Le regard qui donne vie

Publié le 06-04-2024

de Cesare Falletti

Quand je regarde mes frères au monastère, ceux qui vivent quotidiennement avec moi dans un espace limité, je ne peux pas m'imaginer dans une « réclusion » : je me sens immergé dans la masse humaine, qui a un visage, une âme, qui se caractérise par trois traits : chacun est pauvre avec sa propre pauvreté et cette pauvreté devient la possibilité de vivre ensemble dans le lent et fatiguant travail d'avoir une seule âme et un seul cœur. Nous sommes unis grâce aux vides qui sont des portes ouvertes pour accueillir les autres. La pauvreté est une source de faim.
Aujourd’hui, dans notre monde occidental, nous n’avons pas faim de pain, mais de regards bienveillants et affectueux qui reconnaissent en vous une personne digne d’être accueillie et estimée comme vous l’êtes, une personne dont les valeurs sont appréciées.

Le deuxième trait est donc que chacun a sa propre beauté originelle, reflet de la splendeur de Dieu, qui n'a pas considéré cette splendeur comme une propriété privée qui ne peut être partagée, mais comme une source de communion qui s'étend à l'infini. Chaque personne porte en elle une beauté qui le rend semblable à Dieu, même si dans sa pauvreté il cache parfois plus, parfois moins, cette beauté et cette similitude avec tout ce qui a défiguré l'homme et qu'il faut sauver.

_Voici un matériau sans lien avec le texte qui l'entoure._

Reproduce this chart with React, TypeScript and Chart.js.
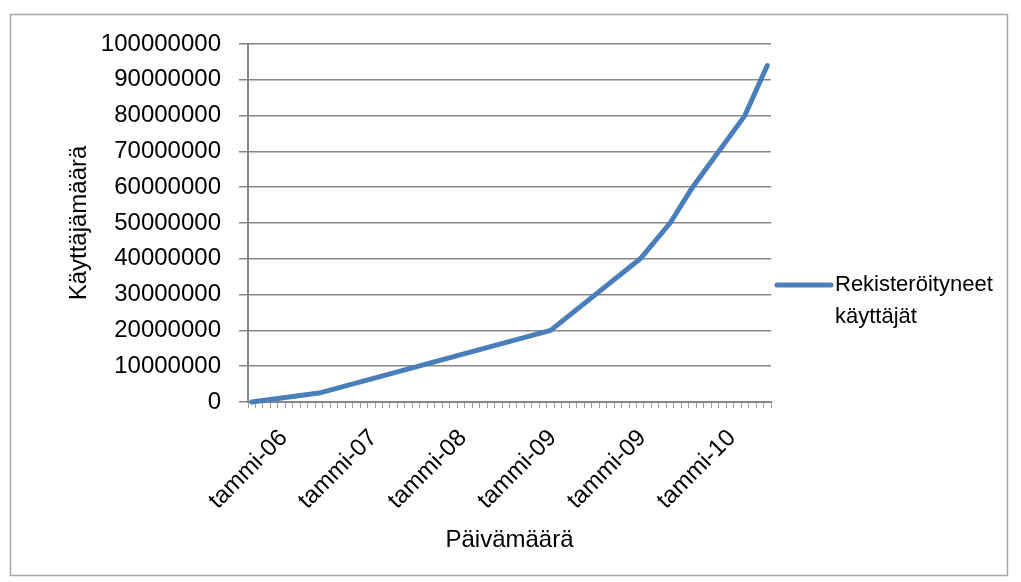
import React, { useEffect, useRef } from "react";
import { Chart, registerables } from "chart.js";

Chart.register(...registerables);

// Monthly category axis; a date label is printed on every 12th month.
const tickLabels = ["tammi-06", "tammi-07", "tammi-08", "tammi-09", "tammi-09", "tammi-10"];
const labelStep = 12;
const categoryCount = 70;

// Registered users at the months where the series changes slope.
const pointIndex = [0, 9, 40, 52, 56, 59, 66, 69];
const userCounts = [0, 2500000, 20000000, 40000000, 50000000, 60000000, 80000000, 94000000];

const seriesLabel = "Rekisteröityneet käyttäjät";
const xTitle = "Päivämäärä";
const yTitle = "Käyttäjämäärä";
const yMax = 100000000;
const yStep = 10000000;

const FONT = "'Liberation Sans', Arial, sans-serif";
const LINE_BLUE = "#4a7ebb";
const AXIS_GRAY = "#868686";

const categories: string[] = Array.from({ length: categoryCount }, (_, i) =>
  i % labelStep === 0 ? tickLabels[i / labelStep] ?? "" : ""
);
const series: (number | null)[] = Array.from({ length: categoryCount }, () => null);
pointIndex.forEach((idx, k) => {
  series[idx] = userCounts[k];
});

// Outer frame around the whole chart plus a wrapped legend on the right.
const frameAndLegend = {
  id: "frameAndLegend",
  beforeDraw(chart: any) {
    const ctx = chart.ctx;
    ctx.save();
    ctx.fillStyle = "#ffffff";
    ctx.fillRect(0, 0, chart.width, chart.height);
    ctx.strokeStyle = "#a6a6a6";
    ctx.lineWidth = 1.5;
    ctx.strokeRect(10.5, 14.5, 997, 561);
    ctx.restore();
  },
  afterDraw(chart: any) {
    const ctx = chart.ctx;
    const ds = chart.data.datasets[0];
    const x0 = chart.chartArea.right + 4;
    const y0 = 285;
    ctx.save();
    ctx.strokeStyle = ds.borderColor;
    ctx.lineWidth = 5;
    ctx.lineCap = "round";
    ctx.beginPath();
    ctx.moveTo(x0 + 2, y0);
    ctx.lineTo(x0 + 56, y0);
    ctx.stroke();
    ctx.fillStyle = "#000";
    ctx.font = `22px ${FONT}`;
    ctx.textBaseline = "middle";
    ctx.textAlign = "left";
    const words = String(ds.label).split(" ");
    const maxW = 170;
    const lines: string[] = [];
    let cur = "";
    words.forEach((w) => {
      const test = cur ? cur + " " + w : w;
      if (cur && ctx.measureText(test).width > maxW) {
        lines.push(cur);
        cur = w;
      } else {
        cur = test;
      }
    });
    if (cur) lines.push(cur);
    lines.forEach((ln, i) => ctx.fillText(ln, x0 + 60, y0 + i * 32));
    ctx.restore();
  },
};

export default function App() {
  const canvasRef = useRef<HTMLCanvasElement | null>(null);

  useEffect(() => {
    const canvas = canvasRef.current;
    if (!canvas) return;
    Chart.defaults.font.family = FONT;
    Chart.defaults.color = "#000";

    const chart = new Chart(canvas, {
      type: "line",
      data: {
        labels: categories,
        datasets: [
          {
            label: seriesLabel,
            data: series,
            borderColor: LINE_BLUE,
            backgroundColor: LINE_BLUE,
            borderWidth: 5,
            pointRadius: 0,
            pointHoverRadius: 0,
            tension: 0,
            spanGaps: true,
            borderCapStyle: "round",
            borderJoinStyle: "round",
            clip: false as any,
          },
        ],
      },
      options: {
        responsive: false,
        animation: false,
        devicePixelRatio: 1,
        layout: { padding: { left: 10, top: 44, right: 250, bottom: 6 } },
        plugins: {
          legend: { display: false },
          tooltip: { enabled: false },
        },
        scales: {
          x: {
            type: "category",
            offset: true,
            grid: {
              display: true,
              drawOnChartArea: false,
              drawTicks: true,
              tickLength: 6,
              offset: true,
              color: "#9a9a9a",
              lineWidth: 1,
            },
            border: { display: true, color: AXIS_GRAY, width: 2 },
            ticks: {
              autoSkip: false,
              maxRotation: 45,
              minRotation: 45,
              padding: 16,
              labelOffset: 32,
              font: { size: 24 },
              color: "#000",
            },
            title: {
              display: true,
              text: xTitle,
              font: { size: 24 },
              color: "#000",
              padding: { top: 0, bottom: 21 },
            },
            afterFit(scale: any) {
              scale.height = 174;
            },
          },
          y: {
            min: 0,
            max: yMax,
            grid: {
              color: AXIS_GRAY,
              lineWidth: 1.5,
              drawTicks: true,
              tickLength: 9,
            },
            border: { display: true, color: AXIS_GRAY, width: 2 },
            ticks: {
              stepSize: yStep,
              autoSkip: false,
              padding: 18,
              font: { size: 24 },
              color: "#000",
              callback: (v: any) => String(v),
            },
            title: {
              display: true,
              text: yTitle,
              font: { size: 24 },
              color: "#000",
              padding: { top: 55, bottom: 0 },
            },
            afterFit(scale: any) {
              scale.width = 238;
            },
          },
        },
      },
      plugins: [frameAndLegend],
    });

    return () => chart.destroy();
  }, []);

  return (
    <div style={{ position: "fixed", left: 0, top: 0, width: 1021, height: 582, background: "#fff" }}>
      <canvas ref={canvasRef} width={1021} height={582} />
    </div>
  );
}
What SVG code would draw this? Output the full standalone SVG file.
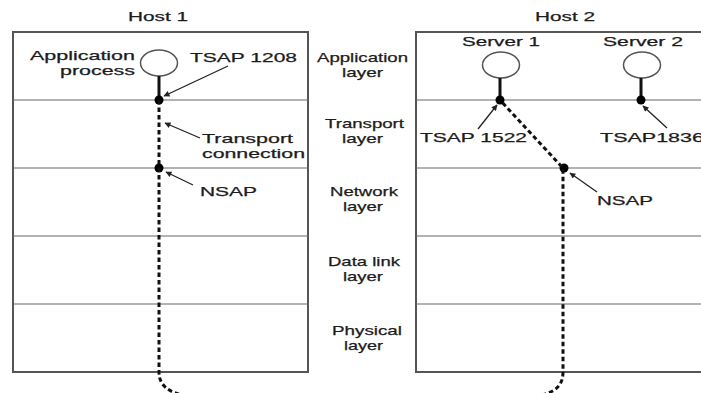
<svg xmlns="http://www.w3.org/2000/svg" width="701" height="393" viewBox="0 0 701 393">
<style>
text{font-family:"Liberation Sans",Arial,sans-serif;font-size:13px;fill:#1c1c1c;stroke:#1c1c1c;stroke-width:0.25}
.box{fill:none;stroke:#555;stroke-width:2}
.div{stroke:#666;stroke-width:1.2}
.proc{fill:#fff;stroke:#555;stroke-width:1.5}
.stem{stroke:#111;stroke-width:3}
.dot{fill:#000}
.conn{fill:none;stroke:#111;stroke-width:3;stroke-dasharray:4.5 3}
.ptr{stroke:#222;stroke-width:1.3;marker-end:url(#ah)}
</style>
<defs>
<marker id="ah" viewBox="0 0 10 10" refX="9" refY="5" markerWidth="7" markerHeight="6" orient="auto" markerUnits="userSpaceOnUse">
<path d="M0,0 L10,5 L0,10 z" fill="#222"/>
</marker>
</defs>
<rect width="701" height="393" fill="#fff"/>

<g id="host1">
<text x="128" y="21" textLength="60" lengthAdjust="spacingAndGlyphs">Host 1</text>
<rect class="box" x="13" y="32" width="295" height="340"/>
<line class="div" x1="13" y1="100" x2="308" y2="100"/>
<line class="div" x1="13" y1="168" x2="308" y2="168"/>
<line class="div" x1="13" y1="236" x2="308" y2="236"/>
<line class="div" x1="13" y1="304" x2="308" y2="304"/>
</g>

<g id="host2">
<text x="535" y="21" textLength="60" lengthAdjust="spacingAndGlyphs">Host 2</text>
<path class="box" d="M705,32 H416 V372 H705"/>
<line class="div" x1="416" y1="100" x2="705" y2="100"/>
<line class="div" x1="416" y1="168" x2="705" y2="168"/>
<line class="div" x1="416" y1="236" x2="705" y2="236"/>
<line class="div" x1="416" y1="304" x2="705" y2="304"/>
</g>

<g id="layer-labels">
<text x="317" y="62" textLength="91" lengthAdjust="spacingAndGlyphs">Application</text>
<text x="342" y="77" textLength="41" lengthAdjust="spacingAndGlyphs">layer</text>
<text x="325" y="128" textLength="79" lengthAdjust="spacingAndGlyphs">Transport</text>
<text x="342" y="143" textLength="41" lengthAdjust="spacingAndGlyphs">layer</text>
<text x="330" y="196" textLength="68" lengthAdjust="spacingAndGlyphs">Network</text>
<text x="343" y="211" textLength="40" lengthAdjust="spacingAndGlyphs">layer</text>
<text x="328" y="266" textLength="72" lengthAdjust="spacingAndGlyphs">Data link</text>
<text x="343" y="281" textLength="40" lengthAdjust="spacingAndGlyphs">layer</text>
<text x="332" y="335" textLength="70" lengthAdjust="spacingAndGlyphs">Physical</text>
<text x="344" y="350" textLength="39" lengthAdjust="spacingAndGlyphs">layer</text>
</g>

<g id="app-process">
<text x="135" y="60" text-anchor="end" textLength="105" lengthAdjust="spacingAndGlyphs">Application</text>
<text x="135" y="75" text-anchor="end" textLength="75" lengthAdjust="spacingAndGlyphs">process</text>
<ellipse class="proc" cx="159" cy="63" rx="18.5" ry="13"/>
<line class="stem" x1="159" y1="76" x2="159" y2="100"/>
<circle class="dot" cx="159" cy="100" r="4.5"/>
<text x="190" y="62" textLength="107" lengthAdjust="spacingAndGlyphs">TSAP 1208</text>
<circle class="dot" cx="159" cy="168" r="4.5"/>
<text x="202" y="143" textLength="91" lengthAdjust="spacingAndGlyphs">Transport</text>
<text x="202" y="158" textLength="103" lengthAdjust="spacingAndGlyphs">connection</text>
<text x="200" y="196" textLength="57" lengthAdjust="spacingAndGlyphs">NSAP</text>
</g>

<g id="server1">
<text x="462" y="46" textLength="78" lengthAdjust="spacingAndGlyphs">Server 1</text>
<ellipse class="proc" cx="501" cy="65" rx="18.5" ry="13"/>
<line class="stem" x1="500" y1="78" x2="500" y2="100"/>
<circle class="dot" cx="500" cy="100" r="4.5"/>
<text x="420" y="142" textLength="107" lengthAdjust="spacingAndGlyphs">TSAP 1522</text>
<circle class="dot" cx="564" cy="168" r="4.5"/>
<text x="597" y="205" textLength="56" lengthAdjust="spacingAndGlyphs">NSAP</text>
</g>

<g id="server2">
<text x="603" y="46" textLength="80" lengthAdjust="spacingAndGlyphs">Server 2</text>
<ellipse class="proc" cx="642" cy="65" rx="18.5" ry="13"/>
<line class="stem" x1="641" y1="78" x2="641" y2="100"/>
<circle class="dot" cx="641" cy="100" r="4.5"/>
<text x="600" y="142" textLength="104" lengthAdjust="spacingAndGlyphs">TSAP1836</text>
</g>

<g id="connectors">
<path class="conn" d="M159,100 V372 C159,385 168,393 188,396 H536 C556,393 563,385 563,372 V168 L500,100"/>
<line class="ptr" x1="228" y1="66" x2="164" y2="96"/>
<line class="ptr" x1="200" y1="138" x2="165" y2="123"/>
<line class="ptr" x1="193" y1="185" x2="166" y2="172"/>
<line class="ptr" x1="478" y1="129" x2="497" y2="105"/>
<line class="ptr" x1="667" y1="128" x2="643" y2="106"/>
<line class="ptr" x1="597" y1="192" x2="570" y2="173"/>
</g>
</svg>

Le troisième trait est que chacun a une faim inextinguible, une faim d’être aimé et de pouvoir aimer. Cette faim est un tourment, mais elle sait aussi nous rendre joyeux pour ce que nous recevons déjà, mais elle ne nous laisse jamais satisfaits.
Le véritable progrès de la personne humaine réside dans ces deux choses réunies : être heureux et joyeux en toutes circonstances, mais désirer toujours quelque chose de plus, ou plutôt quelque chose de mieux. Ce désir est une pauvreté acceptée, qui n'écrase ni ne paralyse.
Au contraire, cela stimule la croissance. L'humilité nous rend heureux, la grandeur de notre nature nous donne soif de plus.

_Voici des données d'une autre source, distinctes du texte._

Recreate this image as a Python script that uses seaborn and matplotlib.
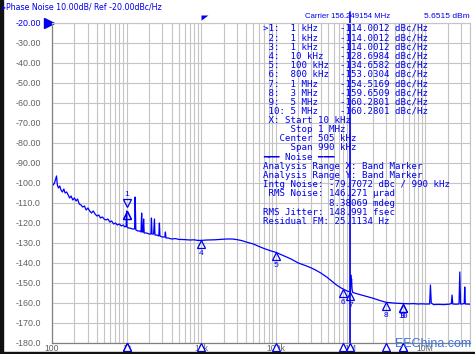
import matplotlib
matplotlib.use('Agg')
import matplotlib.pyplot as plt
import matplotlib.transforms as mtransforms
from matplotlib.patches import Rectangle
from matplotlib.ticker import FixedLocator, FixedFormatter, LogLocator, NullFormatter
import seaborn as sns

W, H, DPI = 475, 354, 100
BLUE = '#0000ee'
GRAY = '#606060'

# measured trace (Hz, dBc/Hz)
freq_hz = [100, 104, 108, 112, 115, 118, 122, 127, 132, 138, 144, 150, 157, 165, 172, 180, 190,
           200, 210, 220, 232, 245, 258, 272, 287, 303, 320, 338, 357, 378, 400, 423, 447, 473,
           500, 530, 560, 595, 630, 670, 710, 750, 800, 850, 900, 950, 985, 1000, 1015, 1050,
           1100, 1200, 1280, 1300, 1330, 1420, 1500, 1560, 1590, 1620, 1660, 1690, 1720, 1850,
           2000, 2120, 2150, 2190, 2300, 2360, 2400, 2550, 2700, 2750, 2800, 3000, 3250, 3310,
           3370, 3600, 4000, 4500, 5000, 6000, 7000, 8000, 9000, 10000, 12000, 15000, 18000,
           22000, 26000, 30000, 35000, 40000, 50000, 60000, 70000, 85000, 100000, 130000, 160000,
           200000, 250000, 300000, 340000, 400000, 480000, 560000, 650000, 750000, 800000,
           900000, 960000, 990000, 1000000, 1010000, 1020000, 1035000, 1050000, 1070000,
           1200000, 1500000, 2000000, 2500000, 3000000, 3500000, 4000000, 5000000, 6000000,
           7000000, 8000000, 9000000, 10000000, 11500000, 11800000, 12100000, 13000000,
           15000000, 18000000, 21000000, 22500000, 23000000, 23500000, 26000000, 28500000,
           29200000, 29900000, 31000000, 33500000, 34000000, 34600000, 40000000]
level_dbc = [-99.5, -101, -100, -98, -96.5, -101, -102.5, -101.5, -103.5, -104.5, -103, -105,
             -104.5, -106, -107.5, -106.5, -108.5, -107.5, -109, -108, -110.5, -111, -112,
             -111.5, -113.5, -112.5, -114, -115, -114, -115.5, -116.5, -116, -117.5, -117,
             -118, -118.5, -118, -119.5, -119, -120.5, -120, -121, -120.5, -121.5, -121, -122,
             -121.5, -114, -122, -122.5,
             -122.5, -123, -123, -107, -123.5, -124, -124, -124.5, -115, -124.5, -124.5, -118,
             -125, -125, -125.5, -125.5, -117.5, -125.5, -125.5, -118, -126, -126, -126.5,
             -120, -126.5, -127, -127, -124.5, -127.5, -127.5, -128, -127.8, -128.2, -128.3,
             -128.5, -128.4, -128.7, -128.7, -128.5, -128.4, -128.2, -128, -128, -128.3,
             -128.8, -129.5, -130.5, -131.8, -132.8, -133.9, -134.66, -136.5, -138,
             -140, -141.3, -142.5, -143.5, -145, -147, -149, -151, -152.5, -153.03,
             -154, -154.3, -154.4, -154.52, -146, -150, -148, -153, -154.7,
             -155.3, -156.3, -157.6, -158.8, -159.65, -159.9, -160.1, -160.28, -160.4,
             -160.3, -160.5, -160.4, -160.5, -160.5, -151, -160, -160.8,
             -160.7, -160.8, -160.6, -160.3, -156, -160.5, -160.6, -160.5,
             -144.5, -160.5, -160.5, -160.3, -152, -160.5, -160.6]

# markers
mk_num = [1, 2, 3, 4, 5, 6, 7, 8, 9, 10]
mk_freq = [1e3, 1e3, 1e3, 1e4, 1e5, 8e5, 1e6, 3e6, 5e6, 5e6]
mk_freq_txt = ['1 kHz', '1 kHz', '1 kHz', '10 kHz', '100 kHz', '800 kHz', '1 MHz', '3 MHz',
               '5 MHz', '5 MHz']
mk_level = [-114.0012, -114.0012, -114.0012, -128.6984, -134.6582, -153.0304, -154.5169,
            -159.6509, -160.2801, -160.2801]

ytick_vals = list(range(-20, -181, -10))
xtick_vals = [1e2, 1e3, 1e4, 1e5, 1e6, 1e7]
xtick_labels = ['100', '1k', '10k', '100k', '1M', '10M']

noise_lines = [' X: Start 10 kHz', '     Stop 1 MHz', '   Center 505 kHz', '     Span 990 kHz',
               '━━━ Noise ━━━', 'Analysis Range X: Band Marker', 'Analysis Range Y: Band Marker',
               'Intg Noise: -79.7072 dBc / 990 kHz', ' RMS Noise: 146.271 µrad',
               '            8.38069 mdeg', 'RMS Jitter: 148.991 fsec', 'Residual FM: 25.1134 Hz']

sns.set_style('white')
plt.rcParams['axes.unicode_minus'] = False

fig = plt.figure(figsize=(W / DPI, H / DPI), dpi=DPI)
ax = fig.add_axes([52 / W, 1 - 343 / H, (470 - 52) / W, (343 - 23) / H])

sns.lineplot(x=freq_hz, y=level_dbc, ax=ax, color='#0000ff', lw=0.9, estimator=None, sort=False)
ax.set_xscale('log')
ax.set_xlim(100, 40e6)
ax.set_ylim(-180, -20)

ax.xaxis.set_major_locator(FixedLocator(xtick_vals))
ax.xaxis.set_major_formatter(FixedFormatter(xtick_labels))
ax.xaxis.set_minor_locator(LogLocator(base=10, subs=range(2, 10), numticks=20))
ax.xaxis.set_minor_formatter(NullFormatter())
ax.yaxis.set_major_locator(FixedLocator(ytick_vals))
ax.yaxis.set_major_formatter(FixedFormatter(
    [f'{v:.2f}' if v > -100 else f'{v:.1f}' for v in ytick_vals]))
ax.grid(which='both', color='#c4c4c4', lw=0.8)
ax.tick_params(axis='x', which='both', length=0, pad=1, labelsize=6.2, colors=GRAY)
ax.tick_params(axis='y', length=4, direction='in', pad=8, labelsize=6.4, colors=GRAY)
for lab in ax.get_xticklabels() + ax.get_yticklabels():
    lab.set_fontfamily('Liberation Sans')
ax.get_yticklabels()[0].set_color(BLUE)
for s in ['top', 'right']:
    ax.spines[s].set_color('#c4c4c4')
    ax.spines[s].set_linewidth(0.8)
for s in ['left', 'bottom']:
    ax.spines[s].set_color('#808080')
    ax.spines[s].set_linewidth(0.9)
ax.set_xlabel('')
ax.set_ylabel('')


def shifted(dy):
    return mtransforms.offset_copy(ax.transData, fig=fig, x=0, y=dy, units='dots')


# markers on the trace
for n, f, v in zip(mk_num, mk_freq, mk_level):
    if n == 1:
        ax.plot([f], [v], marker='v', ms=5.5, mfc='none', mec=BLUE, mew=0.9,
                transform=shifted(8), clip_on=False)
        ax.text(f, v, '1', transform=shifted(17), ha='center', va='center', color=BLUE,
                fontsize=6, family='Liberation Sans')
        continue
    ax.plot([f], [v], marker='^', ms=5.5, mfc='none', mec=BLUE, mew=0.9,
            transform=shifted(-4), clip_on=False)
    if n in (2, 3):
        continue
    ax.text(f, v, str(n), transform=shifted(-13), ha='center', va='center', color=BLUE,
            fontsize=6, family='Liberation Sans')

# marker flags under the x axis
xbt = ax.get_xaxis_transform()
for n, f in zip(mk_num, mk_freq):
    ax.plot([f], [-4 / 320], marker='^', ms=6, transform=xbt, clip_on=False, mec=BLUE,
            mew=0.9, mfc=BLUE if n == 1 else 'white', zorder=5)

# band stop line, band start flag, reference level arrow
ax.plot([1e6, 1e6], [-9 / 320, 331 / 320], transform=xbt, color=BLUE, lw=1.2, clip_on=False)
ax.plot([1e4], [328 / 320], transform=xbt, marker=[(0, 0), (1, 0), (0, -0.75), (0, 0)],
        ms=10, color=BLUE, mew=0, clip_on=False)
ax.plot([-3.5 / 418], [1.0], transform=ax.transAxes, marker='>', ms=7, color=BLUE,
        clip_on=False)


def ftext(x, y, s, **kw):
    fig.text(x / W, 1 - y / H, s, va='center', color=BLUE, **kw)


ftext(2, 7, '▸Phase Noise 10.00dB/ Ref -20.00dBc/Hz', fontsize=5.7, family='DejaVu Sans')
ftext(390, 17, 'Carrier 156.249154 MHz', fontsize=5.6, family='Liberation Sans', ha='right')
ftext(470, 17, '5.6515 dBm', fontsize=6.0, family='Liberation Sans', ha='right')

mono = dict(fontsize=6.6, family='DejaVu Sans Mono')
for i, (n, ft, v) in enumerate(zip(mk_num, mk_freq_txt, mk_level)):
    head = ('>' if i == 0 else ' ') + f'{n}:'
    line = head.ljust(5) + ft.ljust(9) + f'{v:.4f} dBc/Hz'
    ftext(263, 28.4 + i * 9.2, line, **mono)
for k, line in enumerate(noise_lines):
    ftext(263, 28.4 + (10 + k) * 9.2, line, **mono)

fig.text(395 / W, 1 - 344 / H, 'EEChina.com', va='center', color='#3f73dc', fontsize=9,
         family='Liberation Sans')

# dark frame on left and bottom edges of the capture
fig.patches.append(Rectangle((0, 0), 2.5 / W, 1, transform=fig.transFigure, color='#111111'))
fig.patches.append(Rectangle((0, 0), 1, 2.5 / H, transform=fig.transFigure, color='#111111'))

fig.savefig('out.png', dpi=DPI)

Nous avons tous besoin d'être aimés et nous avons faim d'amour : si nous n'en recevons pas ne serait-ce qu'une miette, nous dépérirons jusqu'à notre mort. Nous devons nous en souvenir lorsque nous regardons chacun de nos frères et sœurs : leur vie dépend aussi de chacun de nous, que nous puissions donner au moins une miette d'amour, même si nous ne pouvons rien faire d'autre. Notre pauvreté risque de nous faire honte et au lieu de donner cette miette d'amour, peut-être juste un regard souriant, un salut affectueux, une reconnaissance de la personne, nous tournons la tête et faisons semblant de ne pas voir. On ne passe pas devant un pauvre en lui demandant l'aumône sans lui donner un signe de reconnaissance, un salut, une parole, même si l'on ne peut ou ne veut rien donner.
La chose la plus contraire à l'amour n'est pas la haine, mais l'indifférence, qui annule l'autre, ne le fait pas exister et le laisse affamé de tout signe qui reconnaît sa présence.

Je parlais de ma communauté : le juste équilibre entre solitude et communion fraternelle n'est pas facile.
La Règle parle de silence, mais aussi de charité fraternelle, elle parle de discrétion, mais évangéliquement aussi du fait d'être vivant pour tous et pas seulement pour sa propre perfection. Le mépris est un tueur aux mains propres. Mais le cœur ne l’est pas.

Lorsque l'on se retrouve face à une personne qui semble méchante, violente ou du moins qui ne respecte pas les règles sociales, il faut toujours se demander si elle est aimée, si le regard que l'on pose sur elle est accueillant et prêt à aider, à guérir les blessures, si sa solitude n'est pas cachée dans cette transgression qui nous dérange. Ceux qui ont sauvé de nombreux jeunes ou même des criminels âgés l’ont fait davantage avec leur regard qu’avec leurs œuvres.